Ralph Lean, a Bay Street lawyer and prominent campaign fundraiser, has announced his intention to raise money for Rob Ford’s re-election campaign. It’s an interesting cultural twist for Ford, since when you open a dictionary and look up “downtown elite” you see there a photograph of Ralph Lean.
But does it even matter? Even as an inside-baseball story for politics junkies? It’s hard to tell. A recent look at Lean’s recent (and even not-so-recent) history doesn’t inspire confidence, however.
In 2010, Lean was said to have been waiting on John Tory—who would have been an odds-on favourite to win had he run—and when Tory made himself unavailable, Lean selected George Smitherman as his racehorse. Why? Because it looked like Smitherman was a good bet to win. “Mr. Lean canvassed the city’s money men and women and found that, ‘overwhelmingly, the people I talked to wanted me to back Smitherman.’”
In 2006, he backed David Miller, who was running pretty much unopposed (sorry, Jane Pitfield.) Why? When John Lorinc asked him at the time, he took a minute–”I’m thinking. It’s a good question.”–before settling on the fact that he thought Miller was running the winning bandwagon:
Mr. Lean says he consulted with some of the city’s most prominent business leaders before taking the plunge. “People you know,” he adds suggestively, without naming names. He refuses to say if one of those calls went out to Toronto Blue Jays president Paul Godfrey, the former Metro chairman whose unrivalled influence at City Hall during the Lastman era was the stuff of legend. “Without exception,” he adds, “all of them said, ‘Yes, get involved.’ ”

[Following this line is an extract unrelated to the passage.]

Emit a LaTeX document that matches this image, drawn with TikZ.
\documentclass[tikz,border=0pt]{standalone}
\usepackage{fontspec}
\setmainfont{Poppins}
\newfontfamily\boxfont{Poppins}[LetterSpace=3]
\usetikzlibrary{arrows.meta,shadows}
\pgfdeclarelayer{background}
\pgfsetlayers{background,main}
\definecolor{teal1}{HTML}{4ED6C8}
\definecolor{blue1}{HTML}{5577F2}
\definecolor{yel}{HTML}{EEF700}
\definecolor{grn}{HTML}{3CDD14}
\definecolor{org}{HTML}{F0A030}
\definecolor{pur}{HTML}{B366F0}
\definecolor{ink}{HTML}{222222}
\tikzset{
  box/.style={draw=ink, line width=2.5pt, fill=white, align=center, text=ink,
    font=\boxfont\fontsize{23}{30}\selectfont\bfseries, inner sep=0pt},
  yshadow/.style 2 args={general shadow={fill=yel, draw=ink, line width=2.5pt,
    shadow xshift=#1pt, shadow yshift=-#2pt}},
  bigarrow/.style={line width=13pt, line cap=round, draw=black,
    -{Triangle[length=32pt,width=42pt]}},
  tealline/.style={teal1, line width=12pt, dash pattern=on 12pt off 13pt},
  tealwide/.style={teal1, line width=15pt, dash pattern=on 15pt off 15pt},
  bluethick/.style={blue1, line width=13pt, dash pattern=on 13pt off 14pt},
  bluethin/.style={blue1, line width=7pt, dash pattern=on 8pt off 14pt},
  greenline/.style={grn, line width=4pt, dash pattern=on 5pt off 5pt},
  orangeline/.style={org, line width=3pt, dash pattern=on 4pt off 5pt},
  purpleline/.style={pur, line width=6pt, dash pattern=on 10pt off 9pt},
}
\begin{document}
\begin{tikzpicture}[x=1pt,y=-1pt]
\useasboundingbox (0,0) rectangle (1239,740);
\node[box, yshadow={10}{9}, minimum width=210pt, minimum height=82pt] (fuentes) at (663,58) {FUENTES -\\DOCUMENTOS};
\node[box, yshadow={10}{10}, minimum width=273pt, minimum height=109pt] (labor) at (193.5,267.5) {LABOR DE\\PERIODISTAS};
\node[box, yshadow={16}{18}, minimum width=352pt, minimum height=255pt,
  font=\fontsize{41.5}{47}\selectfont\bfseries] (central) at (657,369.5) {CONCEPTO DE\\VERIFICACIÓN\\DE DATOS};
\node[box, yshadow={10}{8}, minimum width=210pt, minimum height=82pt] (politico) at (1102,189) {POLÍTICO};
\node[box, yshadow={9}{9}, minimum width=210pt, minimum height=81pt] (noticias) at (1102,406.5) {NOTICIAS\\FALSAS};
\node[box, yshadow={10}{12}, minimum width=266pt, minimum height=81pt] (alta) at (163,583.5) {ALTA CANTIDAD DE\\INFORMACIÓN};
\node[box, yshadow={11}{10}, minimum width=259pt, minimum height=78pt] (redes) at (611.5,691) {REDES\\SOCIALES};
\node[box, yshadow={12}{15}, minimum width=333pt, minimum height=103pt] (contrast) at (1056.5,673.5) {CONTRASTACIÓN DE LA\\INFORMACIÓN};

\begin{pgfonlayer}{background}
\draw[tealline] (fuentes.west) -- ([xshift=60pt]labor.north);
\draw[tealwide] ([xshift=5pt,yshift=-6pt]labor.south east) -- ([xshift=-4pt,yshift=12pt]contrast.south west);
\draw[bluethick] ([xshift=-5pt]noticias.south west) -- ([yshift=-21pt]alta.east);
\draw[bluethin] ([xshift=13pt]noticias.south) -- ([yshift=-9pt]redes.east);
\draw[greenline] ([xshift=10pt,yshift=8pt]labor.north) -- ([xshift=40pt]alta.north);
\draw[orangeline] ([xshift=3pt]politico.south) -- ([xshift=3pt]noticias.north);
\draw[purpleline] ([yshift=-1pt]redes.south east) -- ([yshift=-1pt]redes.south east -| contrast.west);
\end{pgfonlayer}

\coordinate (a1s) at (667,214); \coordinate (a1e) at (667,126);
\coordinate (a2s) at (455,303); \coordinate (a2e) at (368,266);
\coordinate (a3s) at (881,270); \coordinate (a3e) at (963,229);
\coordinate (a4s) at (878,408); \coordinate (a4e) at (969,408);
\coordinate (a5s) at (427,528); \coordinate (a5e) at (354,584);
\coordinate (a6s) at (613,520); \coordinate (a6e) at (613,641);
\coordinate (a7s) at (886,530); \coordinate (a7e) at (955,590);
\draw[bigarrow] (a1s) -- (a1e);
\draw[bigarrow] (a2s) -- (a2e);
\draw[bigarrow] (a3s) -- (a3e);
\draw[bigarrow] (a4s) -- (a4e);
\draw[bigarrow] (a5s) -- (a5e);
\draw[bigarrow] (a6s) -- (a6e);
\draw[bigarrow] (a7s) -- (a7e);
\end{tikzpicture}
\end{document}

In 2003, he was thought to be a backer of John Tory, who would have been considered a better bet to win than David Miller until very late in the campaign, but Lorinc reports that Tory was rumoured to have asked him to sit on the sidelines because Lean carried too much of the old-Lastman backroom-boy Toronto-elite stench with him. Lean, for his part, points out that he was too busy raising money for the doomed campaign of Premier Ernie Eves.
As a fundraiser, it seems (according to his own explanations) that Lean calls potential donors, asks them who they are going to donate to, and then joins that team. And more generally, he picks whoever appears most likely to win and signs on with them.
So does this matter at all for Ford? Who the hell knows? The election is still more than two years away.